Alameda has plenty of tiny side streets, and it's pretty hard to check them all for potential DOTS cars. However, I spotted what appeared to be an early-50s VW Transporter down one such street, and though the VW turned out to be a garden-variety mid-60s specimen, I found this crusty old soldier parked next door.
The history of the World War II Jeep is complicated enough that I started wasting a lot of time tracking down all sorts of interesting tangents; the basic deal here is that Ford contracted to build a vehicle designed (mostly) by Willys-Overland.
And build them Ford did, cranking out almost 300,000 GPWs by the end of the war.
Plenty of Jeeps got trashed in combat, plenty more got shipped to the Red Army (whose soldiers would be issued one-way tickets to the Gulag if they expressed too much admiration for such fruits of exploitative capitalism), but vast quantities survived the war to be sold cheap to American civilians.

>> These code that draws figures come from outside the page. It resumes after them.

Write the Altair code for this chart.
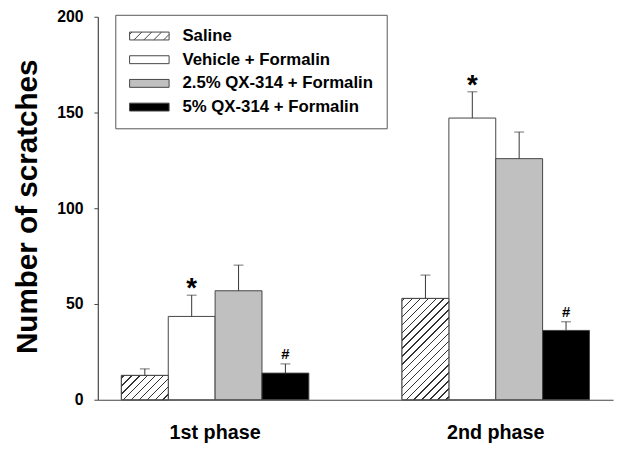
import altair as alt
import pandas as pd

# ---- data ----
phases = ["1st phase", "2nd phase"]
groups = ["Saline", "Vehicle + Formalin", "2.5% QX-314 + Formalin", "5% QX-314 + Formalin"]
means_1st = [12.7, 43.5, 56.9, 13.9]
sems_1st = [3.4, 11.1, 13.4, 4.8]
means_2nd = [52.9, 147.1, 125.9, 36.2]
sems_2nd = [12.2, 13.7, 13.9, 4.5]
markers = ["", "*", "", "#"]
y_ticks = [0, 50, 100, 150, 200]

# ---- styles ----
fills = ["white", "white", "#c0c0c0", "black"]
FONT = "Liberation Sans"
LINE = "#444444"
W, H = 522, 388
PI, PO = 0.332, 0.084
YMAX = 200
Y_TITLE = "Number of scratches"

rows = []
for ph, ms, ss in zip(phases, [means_1st, means_2nd], [sems_1st, sems_2nd]):
    for g, m, s, mk in zip(groups, ms, ss, markers):
        rows.append({"phase": ph, "group": g, "mean": m, "top": m + s, "marker": mk})
df = pd.DataFrame(rows)

step = W / (len(phases) - PI + 2 * PO)
bar_w = step * (1 - PI) / len(groups)


def hatch_gradient(w, h, period=8.0, lw=1.5, color="#333333"):
    k = w * (w + h) / (w * w + h * h)
    L = w + h
    stops = [alt.GradientStop(color="white", offset=0)]
    pos = 2.0
    while pos + lw < L:
        a, b = pos / L, (pos + lw) / L
        stops += [alt.GradientStop(color="white", offset=a),
                  alt.GradientStop(color=color, offset=a),
                  alt.GradientStop(color=color, offset=b),
                  alt.GradientStop(color="white", offset=b)]
        pos += period
    stops.append(alt.GradientStop(color="white", offset=1))
    return alt.LinearGradient(gradient="linear", stops=stops, x1=0, y1=0, x2=k, y2=k * h / w)


# legend symbol paths (unit = 4 px)
LX, RX = -1.75, 8.25
rect_path = f"M{LX},-1H{RX}V1H{LX}Z"
segs = []
x0 = LX - 2 + 0.6
while x0 < RX:
    xa, xb = max(x0, LX), min(x0 + 2, RX)
    if xb > xa:
        segs.append(f"M{xa:.2f},{1 - (xa - x0):.2f}L{xb:.2f},{1 - (xb - x0):.2f}")
    x0 += 2.5
hatch_path = rect_path + "".join(segs)
sym_expr = f"datum.value === 'Saline' ? '{hatch_path}' : '{rect_path}'"

x_enc = alt.X("phase:N", scale=alt.Scale(domain=phases, paddingInner=PI, paddingOuter=PO),
              axis=alt.Axis(title=None, labelAngle=0, ticks=False, labelPadding=23,
                            labelFontSize=20, labelFont=FONT, labelFontWeight="bold",
                            labelColor="black", domainColor=LINE, domainWidth=1.2))
xo_enc = alt.XOffset("group:N", scale=alt.Scale(domain=groups, paddingInner=0, paddingOuter=0))
y_scale = alt.Scale(domain=[0, YMAX])
y_axis = alt.Axis(values=y_ticks, grid=False,
                  tickSize=4, tickColor=LINE, domainColor=LINE, domainWidth=1.2,
                  labelPadding=11, labelFontSize=16, labelFont=FONT,
                  labelFontWeight="bold", labelColor="black",
                  titleFont=FONT, titleFontSize=30, titleFontWeight="bold",
                  titleColor="black", titleAngle=270, titleBaseline="alphabetic",
                  titleAlign="center", titleX=-62, titleY=192)


def yenc(field):
    return alt.Y(field, scale=y_scale, axis=y_axis, title=Y_TITLE)


bars = alt.Chart(df).mark_bar(stroke=LINE, strokeWidth=1).encode(
    x=x_enc, xOffset=xo_enc,
    y=yenc("mean:Q"),
    color=alt.Color("group:N", scale=alt.Scale(domain=groups, range=fills),
                    legend=alt.Legend(title=None, orient="none", legendX=17.7, legendY=-2,
                                      symbolType=alt.ExprRef(expr=sym_expr),
                                      symbolSize=64, symbolStrokeColor=LINE,
                                      symbolStrokeWidth=1,
                                      labelFont=FONT, labelFontSize=17, labelFontWeight="bold",
                                      labelColor="black", labelOffset=38, labelLimit=400,
                                      padding=13, rowPadding=6, strokeColor="#555555",
                                      fillColor="white")),
)

layers = [bars]
for ph, ms in zip(phases, [means_1st, means_2nd]):
    h = ms[0] * H / YMAX
    sub = df[(df.group == groups[0]) & (df.phase == ph)]
    layers.append(alt.Chart(sub).mark_bar(fill=hatch_gradient(bar_w, h), stroke=LINE, strokeWidth=1).encode(
        x=x_enc, xOffset=xo_enc, y=yenc("mean:Q")))

err_rule = alt.Chart(df).mark_rule(color="#333333", strokeWidth=1).encode(
    x=x_enc, xOffset=xo_enc, y=yenc("mean:Q"), y2="top:Q")
err_cap = alt.Chart(df).mark_tick(color="#333333", thickness=1, size=10, orient="horizontal").encode(
    x=x_enc, xOffset=xo_enc, y=yenc("top:Q"))
star = alt.Chart(df).transform_filter("datum.marker == '*'").mark_text(
    font=FONT, fontSize=28, fontWeight="bold", baseline="alphabetic", dy=2, color="black").encode(
    x=x_enc, xOffset=xo_enc, y=yenc("top:Q"), text="marker:N")
hashm = alt.Chart(df).transform_filter("datum.marker == '#'").mark_text(
    font=FONT, fontSize=15, fontWeight="bold", baseline="alphabetic", dy=-5, color="black").encode(
    x=x_enc, xOffset=xo_enc, y=yenc("top:Q"), text="marker:N")

layers += [err_rule, err_cap, star, hashm]

chart = alt.layer(*layers).properties(
    width=W, height=H,
    autosize=alt.AutoSizeParams(type="none"),
    padding={"left": 91, "top": 6, "right": 3, "bottom": 44},
    background="white",
).configure_view(stroke=None)

chart.save("out.html", embed_options={"renderer": "svg", "actions": False})
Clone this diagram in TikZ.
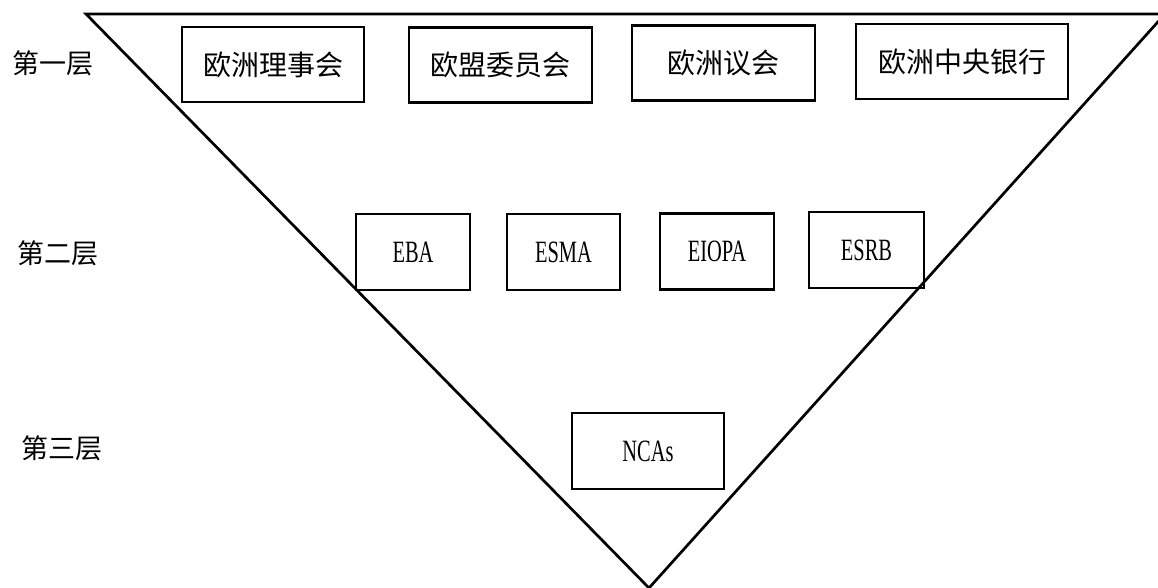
\documentclass[tikz,border=0pt]{standalone}
\usepackage{fontspec}
\newfontfamily\cjk{Noto Sans CJK SC}
\newfontfamily\lat[FakeStretch=0.66]{Liberation Serif}
\begin{document}
\begin{tikzpicture}[x=1pt,y=-1pt,
  box/.style={draw=black, line width=2.8pt, inner sep=0pt, font=\fontsize{28}{28}\selectfont\cjk},
  topbox/.style={box, minimum height=75pt},
  midbox/.style={box, minimum width=114pt, minimum height=76pt, font=\fontsize{31}{31}\selectfont\lat},
  layer/.style={font=\fontsize{27}{27}\selectfont\cjk, inner sep=0pt},
  edge/.style={line width=2.7pt, line join=miter}]
\useasboundingbox (0,0) rectangle (1158,588);
\fill[white] (0,0) rectangle (1158,588);
\coordinate (tl) at (86,14);
\coordinate (tr) at (1165,14);
\coordinate (bt) at (649,588);
\begin{scope}
\clip (0,0) rectangle (1158,588);
\draw[edge] (tl) -- (tr) -- (bt) -- cycle;
\end{scope}
\node[layer] (l1) at (53,63) {第一层};
\node[layer] (l2) at (58,253) {第二层};
\node[layer] (l3) at (62,448) {第三层};
\node[topbox, minimum width=182pt] (a1) at (273,64.5) {欧洲理事会};
\node[topbox, minimum width=183pt] (a2) at (500.5,65) {欧盟委员会};
\node[topbox, minimum width=183pt] (a3) at (723.5,63) {欧洲议会};
\node[topbox, minimum width=212pt] (a4) at (962,61.5) {欧洲中央银行};
\node[midbox] (b1) at (413,252) {EBA};
\node[midbox, minimum width=113pt] (b2) at (563.5,252) {ESMA};
\node[midbox] (b3) at (717,251.5) {EIOPA};
\node[midbox, minimum width=115pt] (b4) at (866.5,250) {ESRB};
\node[midbox, minimum width=152pt] (c1) at (648,451) {NCAs};
\end{tikzpicture}
\end{document}
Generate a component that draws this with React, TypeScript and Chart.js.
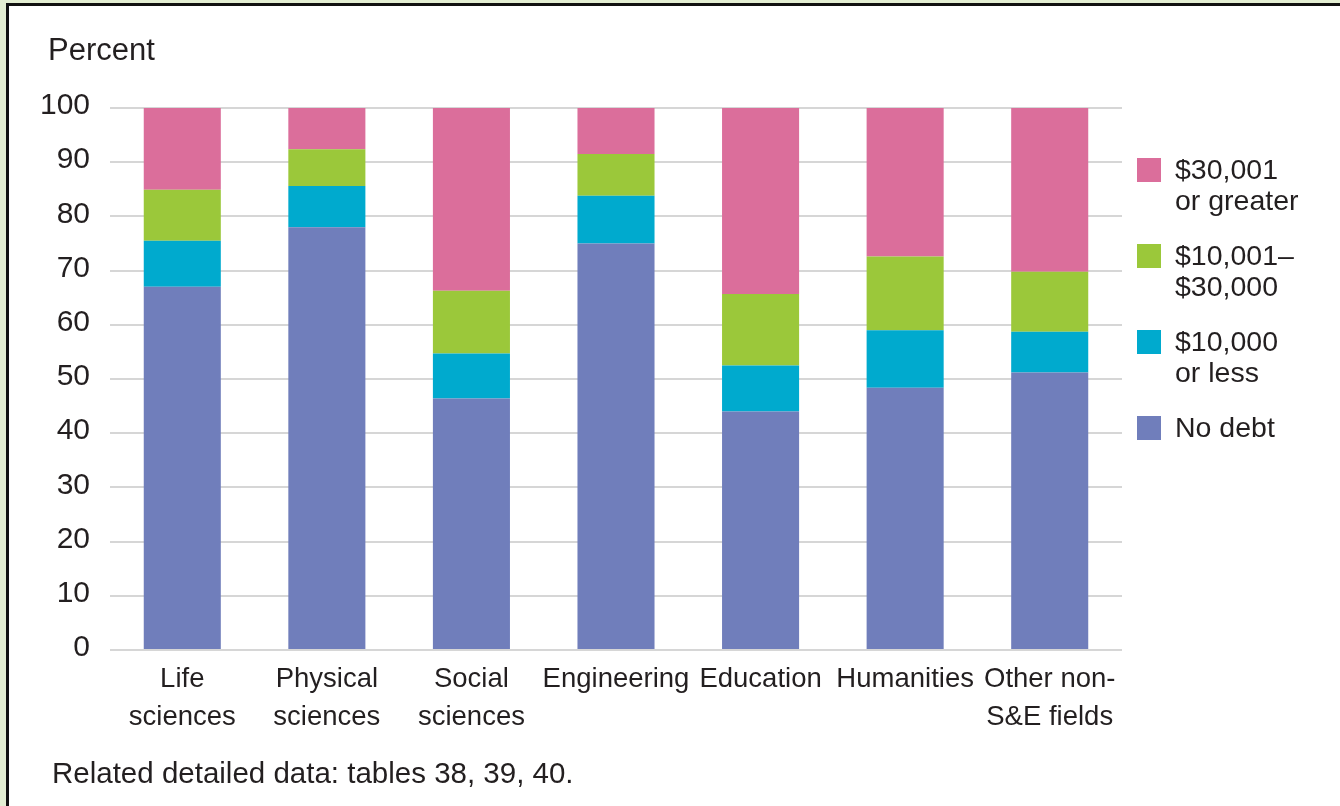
import React, { useEffect, useRef } from "react";
import { Chart, registerables } from "chart.js";

Chart.register(...registerables);

// Broad field of study, split over two lines where the label wraps
const fields: string[][] = [
  ["Life", "sciences"],
  ["Physical", "sciences"],
  ["Social", "sciences"],
  ["Engineering"],
  ["Education"],
  ["Humanities"],
  ["Other non-", "S&E fields"],
];

// Share of graduates (percent) in each debt bracket
const noDebt = [67.0, 78.0, 46.4, 75.0, 44.0, 48.4, 51.2];
const upTo10k = [8.5, 7.6, 8.3, 8.8, 8.5, 10.6, 7.5];
const from10kTo30k = [9.4, 6.8, 11.6, 7.7, 13.2, 13.6, 11.1];
const over30k = [15.1, 7.6, 33.7, 8.5, 34.3, 27.4, 30.2];

const seriesNames: string[][] = [
  ["No debt"],
  ["$10,000", "or less"],
  ["$10,001\u2013", "$30,000"],
  ["$30,001", "or greater"],
];
const seriesColors = ["#707EBB", "#00AACE", "#9BC83A", "#DB6E9B"];
const seriesValues = [noDebt, upTo10k, from10kTo30k, over30k];

const yMin = 0;
const yMax = 100;
const yStep = 10;

const axisTitle = "Percent";
const footnote = "Related detailed data: tables 38, 39, 40.";

const W = 1340;
const H = 806;
const TEXT = "#231f20";
const SANS = "'Liberation Sans', Arial, sans-serif";

export default function App() {
  const canvasRef = useRef<HTMLCanvasElement | null>(null);

  useEffect(() => {
    const canvas = canvasRef.current;
    if (!canvas) return;
    const chart = new Chart(canvas, {
      type: "bar",
      data: {
        labels: fields,
        datasets: seriesValues.map((values, i) => ({
          label: seriesNames[i].join(" "),
          data: values,
          backgroundColor: seriesColors[i],
          borderWidth: 0,
          barPercentage: 0.533,
          categoryPercentage: 1,
        })),
      },
      options: {
        responsive: false,
        animation: false,
        devicePixelRatio: 1,
        layout: { padding: { left: 0, right: W - 1122, top: 108, bottom: 56 } },
        plugins: {
          legend: { display: false },
          tooltip: { enabled: false },
          title: { display: false },
        },
        scales: {
          x: {
            stacked: true,
            grid: { display: false },
            border: { display: false },
            ticks: {
              color: TEXT,
              font: { family: SANS, size: 27.5, lineHeight: 1.37 },
              padding: 3,
              maxRotation: 0,
              minRotation: 0,
              autoSkip: false,
            },
            afterFit: (scale: any) => {
              scale.height = 100;
            },
          },
          y: {
            stacked: true,
            min: yMin,
            max: yMax,
            ticks: {
              stepSize: yStep,
              color: TEXT,
              font: { family: SANS, size: 30 },
              padding: 20,
              labelOffset: -2,
            },
            grid: { color: "#d6d6d6", lineWidth: 2, drawTicks: false },
            border: { display: false },
            afterFit: (scale: any) => {
              scale.width = 110;
            },
          },
        },
      },
    });
    return () => chart.destroy();
  }, []);

  const legendOrder = [3, 2, 1, 0];

  return (
    <div
      style={{
        position: "fixed",
        left: 0,
        top: 0,
        width: W,
        height: H,
        overflow: "hidden",
        background: "#e3eed2",
        fontFamily: SANS,
        color: TEXT,
      }}
    >
      <div
        style={{
          position: "absolute",
          left: 6,
          top: 3,
          width: W,
          height: H - 5,
          background: "#ffffff",
          borderLeft: "3px solid #111",
          borderTop: "3px solid #111",
          borderBottom: "1px solid #d8d8d8",
        }}
      />
      <canvas
        ref={canvasRef}
        width={W}
        height={H}
        style={{ position: "absolute", left: 0, top: 0, width: W, height: H }}
      />
      <div
        style={{
          position: "absolute",
          left: 48,
          top: 34,
          fontSize: 31,
          lineHeight: 1,
          whiteSpace: "nowrap",
        }}
      >
        {axisTitle}
      </div>
      <div
        style={{
          position: "absolute",
          left: 1137,
          top: 153.7,
        }}
      >
        {legendOrder.map((idx) => (
          <div key={idx} style={{ position: "relative", height: 86 }}>
            <div
              style={{
                position: "absolute",
                left: 0,
                top: 4,
                width: 24,
                height: 24,
                background: seriesColors[idx],
              }}
            />
            <div
              style={{
                position: "absolute",
                left: 38,
                top: 0,
                fontSize: 28.5,
                lineHeight: "31.4px",
                whiteSpace: "nowrap",
              }}
            >
              {seriesNames[idx].map((line, j) => (
                <div key={j}>{line}</div>
              ))}
            </div>
          </div>
        ))}
      </div>
      <div
        style={{
          position: "absolute",
          left: 52,
          top: 758,
          fontSize: 29.5,
          lineHeight: 1,
          whiteSpace: "nowrap",
        }}
      >
        {footnote}
      </div>
    </div>
  );
}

This one's been given the rollbar/big-tire treatment, and it wouldn't come as a shock to find the engine has been upgraded as well.
Hell yes, it has a winch!
I haven't seen this Jeep in motion, but it's clearly owned by someone who uses it, no doubt for occasional camping trips in the Sierras and such.
The German Army gas cans are a nice touch- hey, whatever's cheapest at the surplus store!
And check out the CB radio. 10-4, good buddy!